Man mano che il regno di Benedetto XVI si è sviluppato, il professor Ratzinger, ha disarticolato le convinzioni degli osservatori, smontando con facta concludenda ogni pregiudizio. “Non ama il contatto fisico” si disse prima del Conclave che lo avrebbe fatto succedere “all’amato predecessore, Giovanni Paolo II”. E invece, fin da subito fu una lunga sequela di abbracci, di sorrisi tanto paterni quanto imbarazzati, nel solco delle dichiarazioni rese all’esordio: da umile strumento al servizio della vigna del Signore.

Talaltri affermarono che non avrebbe potuto avvicinare Karol Wojtyla in capacità comunicativa e nel percorso di riavvicinamento con l’Ebraismo. E invece, quasi da subito il professor Ratzinger ha mostrato chiarezza comunicativa, incisività, e vicinanza con il popolo della Torah: mai nessun Papa ha bazzicato per sinagoghe come Benedetto XVI.

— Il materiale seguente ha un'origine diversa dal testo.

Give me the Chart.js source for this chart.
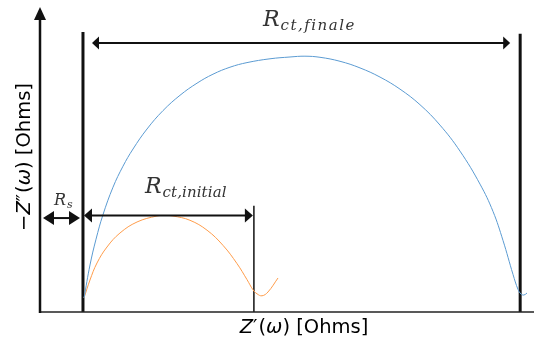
<!DOCTYPE html>
<html>
<head>
<meta charset="utf-8">
<script src="https://cdn.jsdelivr.net/npm/chart.js@4/dist/chart.umd.min.js"></script>
<style>
  html, body { margin: 0; padding: 0; background: #fff; overflow: hidden; }
  #wrap { width: 534px; height: 344px; position: relative; }
</style>
</head>
<body>
<div id="wrap"><canvas id="c" width="534" height="344"></canvas></div>
<script>
// Nyquist sketch of a cell before and after ageing (arbitrary ohm units).
// Final spectrum (large arc)
const finalZre = [8.91, 10.12, 11.34, 12.75, 14.78, 16.80, 18.83, 21.66, 24.90, 28.34, 31.78, 35.02, 38.46, 41.90, 46.56, 50.61, 53.64, 56.68, 60.73, 64.78, 68.83, 72.87, 76.92, 80.97, 85.02, 89.07, 91.70, 93.72, 95.75, 96.76, 97.37, 97.98, 98.58];
const finalZim = [4.59, 15.41, 23.87, 31.90, 40.92, 47.80, 53.44, 60.00, 66.03, 71.05, 75.02, 77.97, 80.26, 81.77, 83.02, 83.61, 83.87, 83.51, 82.20, 80.03, 77.02, 73.08, 67.97, 61.28, 52.75, 41.93, 32.98, 23.48, 12.33, 7.41, 5.90, 5.57, 6.23];
// Initial spectrum (small arc)
const initialZre = [8.91, 10.12, 11.54, 13.56, 16.19, 19.64, 23.68, 25.30, 26.92, 30.36, 33.81, 37.05, 39.88, 41.90, 43.12, 43.93, 44.94, 46.15, 48.18];
const initialZim = [4.59, 10.49, 16.07, 21.31, 25.90, 29.51, 31.48, 31.64, 31.48, 30.07, 26.82, 21.84, 15.87, 10.62, 7.28, 5.97, 5.31, 6.56, 11.15];
// Characteristic resistances read on the real axis
const resistanceLabels = ['R_s', 'R_ct,initial', 'R_ct,finale'];
const R_S = 8.7;
const R_END_INITIAL = 43.3;
const R_END_FINAL = 97.2;

const toPoints = (xs, ys) => xs.map((x, i) => ({ x, y: ys[i] }));
const vline = (x, top) => [{ x, y: 0 }, { x, y: top }];

const INK = '#111';

function arrowHead(ctx, tipX, tipY, dir, len, half) {
  // dir: +1 points right, -1 points left
  ctx.beginPath();
  ctx.moveTo(tipX, tipY);
  ctx.lineTo(tipX - dir * len, tipY - half);
  ctx.lineTo(tipX - dir * len, tipY + half);
  ctx.closePath();
  ctx.fill();
}

function dimArrow(ctx, x1, x2, y, len, half, width) {
  ctx.save();
  ctx.strokeStyle = INK;
  ctx.fillStyle = INK;
  ctx.lineWidth = width;
  ctx.beginPath();
  ctx.moveTo(x1 + len * 0.5, y);
  ctx.lineTo(x2 - len * 0.5, y);
  ctx.stroke();
  arrowHead(ctx, x1, y, -1, len, half);
  arrowHead(ctx, x2, y, 1, len, half);
  ctx.restore();
}

function mathLabel(ctx, base, sub, x, y, size, subSpacing) {
  // italic R with a smaller subscript, left-aligned at x, baseline y
  ctx.save();
  ctx.fillStyle = '#333';
  ctx.textBaseline = 'alphabetic';
  ctx.textAlign = 'left';
  ctx.font = 'italic ' + size + 'px "DejaVu Serif"';
  ctx.fillText(base, x, y);
  const w = ctx.measureText(base).width;
  ctx.font = 'italic ' + Math.round(size * 0.7) + 'px "DejaVu Serif"';
  ctx.letterSpacing = subSpacing + 'px';
  ctx.fillText(sub, x + w + 1, y + size * 0.2);
  ctx.restore();
}

// draw a run of text pieces (some italic) centred on (cx, cy)
function richText(ctx, parts, cx, cy, size, angle) {
  ctx.save();
  ctx.translate(cx, cy);
  ctx.rotate(angle);
  ctx.fillStyle = '#000';
  ctx.textBaseline = 'middle';
  ctx.textAlign = 'left';
  const fontOf = p => (p.i ? 'oblique ' : '') + size + 'px "DejaVu Sans"';
  let total = 0;
  const widths = parts.map(p => {
    ctx.font = fontOf(p);
    const w = ctx.measureText(p.t).width + (p.pad || 0);
    total += w;
    return w;
  });
  let x = -total / 2;
  parts.forEach((p, k) => {
    ctx.font = fontOf(p);
    ctx.fillText(p.t, x, 0);
    x += widths[k];
  });
  ctx.restore();
}

const sketchPlugin = {
  id: 'nyquistSketch',
  afterDatasetsDraw(chart) {
    const { ctx, chartArea, scales } = chart;
    const xs = scales.x, ys = scales.y;
    const x0 = xs.getPixelForValue(0);
    const y0 = ys.getPixelForValue(0);

    ctx.save();
    // real axis
    ctx.strokeStyle = '#222';
    ctx.lineWidth = 1.5;
    ctx.beginPath();
    ctx.moveTo(x0, y0);
    ctx.lineTo(chartArea.right, y0);
    ctx.stroke();
    // imaginary axis with arrow
    ctx.lineWidth = 2.5;
    ctx.strokeStyle = INK;
    ctx.beginPath();
    ctx.moveTo(x0, y0 + 1);
    ctx.lineTo(x0, chartArea.top + 10);
    ctx.stroke();
    ctx.fillStyle = INK;
    ctx.beginPath();
    ctx.moveTo(x0, chartArea.top);
    ctx.lineTo(x0 - 6, chartArea.top + 13);
    ctx.lineTo(x0 + 6, chartArea.top + 13);
    ctx.closePath();
    ctx.fill();
    ctx.restore();

    const pRs = xs.getPixelForValue(R_S);
    const pIni = xs.getPixelForValue(R_END_INITIAL);
    const pFin = xs.getPixelForValue(R_END_FINAL);

    // R_s
    const yRs = ys.getPixelForValue(30.8);
    dimArrow(ctx, x0 + 3, pRs - 3, yRs, 11, 7, 2);
    // R_ct,initial at the height of the small arc's apex
    const yIni = ys.getPixelForValue(Math.max(...initialZim));
    dimArrow(ctx, pRs + 1, pIni - 1, yIni, 8, 7, 2);
    // R_ct,finale
    const yFin = ys.getPixelForValue(88.2);
    dimArrow(ctx, pRs + 9, pFin - 10, yFin, 7, 6.5, 2);

    mathLabel(ctx, 'R', 's', 54, 205, 16, 0);
    mathLabel(ctx, 'R', 'ct,initial', 145, 193, 22, 0.1);
    mathLabel(ctx, 'R', 'ct,finale', 263, 26, 22, 1.5);

    // axis titles
    richText(ctx, [
      { t: 'Z', i: true }, { t: '\u2032', pad: 1 }, { t: '(' }, { t: '\u03C9', i: true }, { t: ')' }, { t: ' [Ohms]' }
    ], 304, 328, 19.5, 0);
    richText(ctx, [
      { t: '\u2212' }, { t: 'Z', i: true }, { t: '\u2033', pad: 1 }, { t: '(' }, { t: '\u03C9', i: true }, { t: ')' }, { t: ' [Ohms]' }
    ], 25, 157, 19.5, -Math.PI / 2);
  }
};

new Chart(document.getElementById('c'), {
  type: 'scatter',
  data: {
    datasets: [
      { label: 'final', data: toPoints(finalZre, finalZim), showLine: true, borderColor: '#5b9bd2', borderWidth: 1, pointRadius: 0, tension: 0.4 },
      { label: 'initial', data: toPoints(initialZre, initialZim), showLine: true, borderColor: '#ff9c4a', borderWidth: 1, pointRadius: 0, tension: 0.4 },
      { label: resistanceLabels[0], data: vline(R_S, 91.8), showLine: true, borderColor: INK, borderWidth: 3, pointRadius: 0 },
      { label: resistanceLabels[1], data: vline(R_END_INITIAL, 34.8), showLine: true, borderColor: INK, borderWidth: 1.5, pointRadius: 0 },
      { label: resistanceLabels[2], data: vline(R_END_FINAL, 91.2), showLine: true, borderColor: INK, borderWidth: 3, pointRadius: 0 }
    ]
  },
  options: {
    responsive: false,
    animation: false,
    devicePixelRatio: 1,
    layout: { padding: { left: 40, right: 0, top: 7, bottom: 32 } },
    plugins: { legend: { display: false }, tooltip: { enabled: false } },
    scales: {
      x: { type: 'linear', min: 0, max: 100, display: false },
      y: { type: 'linear', min: 0, max: 100, display: false }
    }
  },
  plugins: [sketchPlugin]
});
</script>
</body>
</html>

Nel percorso di avvicinamento alla propria uscita di scena, Joseph Ratzinger ha voluto salutare i fedeli riuniti in piazza San Pietro (più di 100.000 persone, secondo alcune stime) ispirandosi al vangelo di San Luca sulla Trasfigurazione di Cristo. La “salita al monte” per Ratzinger è la chiamata del Signore a continuare a svolgere un ruolo attivo nella Chiesa, per la Chiesa, ruolo che si concreterà nella preghiera e nella contemplazione, come presupposto dell’azione. Per tutti, infatti, «la preghiera non è un isolarsi dal mondo e dalle sue contraddizioni, come sul Tabor avrebbe voluto fare Pietro, ma l’orazione riconduce al cammino, all’azione». «L’esistenza cristiana […] consiste in un continuo salire il monte dell’incontro con Dio, per poi ridiscendere portando l’amore e la forza che ne derivano, in modo da servire i nostri fratelli e sorelle con lo stesso amore di Dio».

Ecco il programma per il futuro: preghiera, contemplazione, servizio alla Chiesa e per la Chiesa. Joseph Ratzinger sarà nascosto agli occhi del mondo, ma non del Pontefice venturo, non dei cardinali, i quali potranno ben trovare nelle sue parole conforto, ispirazione, guida.

Si aprono dunque scenari inediti nella storia bimillenaria della Chiesa, non necessariamente negativi. A due passi dagli uffici del Pontefice, Joseph Ratzinger servirà il nuovo Vescovo di Roma con lealtà e fedeltà, ma potrà esserne un eccezionale interlocutore per affrontare i gravi problemi che la Chiesa di Roma vive in questo scorcio della propria storia. Una situazione mai verificatasi prima.

A dimostrazione del fatto che il più lucido intellettuale contemporaneo ha marcato in modo indelebile la storia della Chiesa, nel suo pur non lungo pontificato, aprendo nuove prospettive per la vita istituzionale non solo del Vaticano. L’alto magistero di Ratzinger è chiaro: abbarbicarsi al potere è un atto inammissibile per chiunque, dal Pontefice di Roma in giù. Un atto rivoluzionario, ma quieto, che imprime un “prima” e un “dopo” alla storia delle istituzioni politiche contemporanee.

Un fatto significativo, se pensiamo alla contestuale consultazione elettorale in Italia, un Paese bloccato dalla gerontocrazia immobile della propria classe dirigente. Questa però è un’altra storia.